Claim: In case of job loss, a worker will get benefit under the Atal Bimit Vyakti Kalyan Yojna.
Reality: The New Code makes it easier for establishments to retrench workers, and takes away existing safeguards. The Atal Bimit Vyakti Kalyan Yojna is a scheme introduced by the Employees' State Insurance Corporation (ESIC) which was in force only till 30th June, 2021 as per the official Government of India website. It is only available to workers who are already insured under ESI, which required previous service in organized sector. Hence, this is limited to job loss from organized sector. While making it easier for establishments to retrench workers, the Code in fact further reduces the compensation payable to workers on retrenchment by changing the definition of wages to exclude several components that were previously included. Thus, the manner of calculation of retrenchment compensation itself has changed, and the amount payable will be calculated after several exclusions.
Claim: Requirement of minimum service has been removed for payment of gratuity in case of fixed term employees. Employees engaged on fixed term to get same social security benefit as permanent employees
Reality: The introduction of “fixed term employment” is itself made with the intent to place workers under extremely vulnerable working conditions and to deprice them of their legitimate rights. The termination of a worker under fixed term employment lies outside the meaning of retrenchment (Section 2(zh)(iv)), and thus outside any protection. The provision of gratuity cannot be used to compensate for placing a worker in an illegal insecure working condition.
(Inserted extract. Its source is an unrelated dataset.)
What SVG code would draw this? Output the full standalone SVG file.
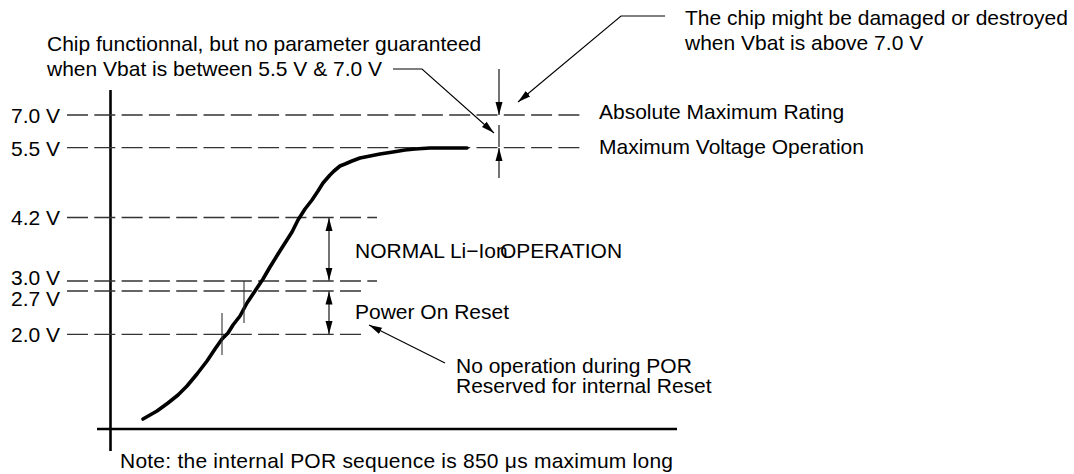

Claim: The system of “inspector raj” was removed by making the role of inspectors to that of advisor and facilitator for workers
Reality: The change of the role of inspectors to “inspector-cum-facilitators”, results in making redundant the effective role of the inspector, who is absolutely essential for the enforcement of various laws. The Code on Social Security mandates that the Inspector-cum-Facilitator must give the employer an opportunity to comply before initiating prosecution against him. So even if an employer has wilfully committed an offence, the law legitimises his escape, free of cost, at the expense of the worker. By reducing the role of the inspector, the Code does not make him a facilitator for the workers, but instead a facilitator for the Management, and makes it extremely difficult to ensure the enforcement of various laws.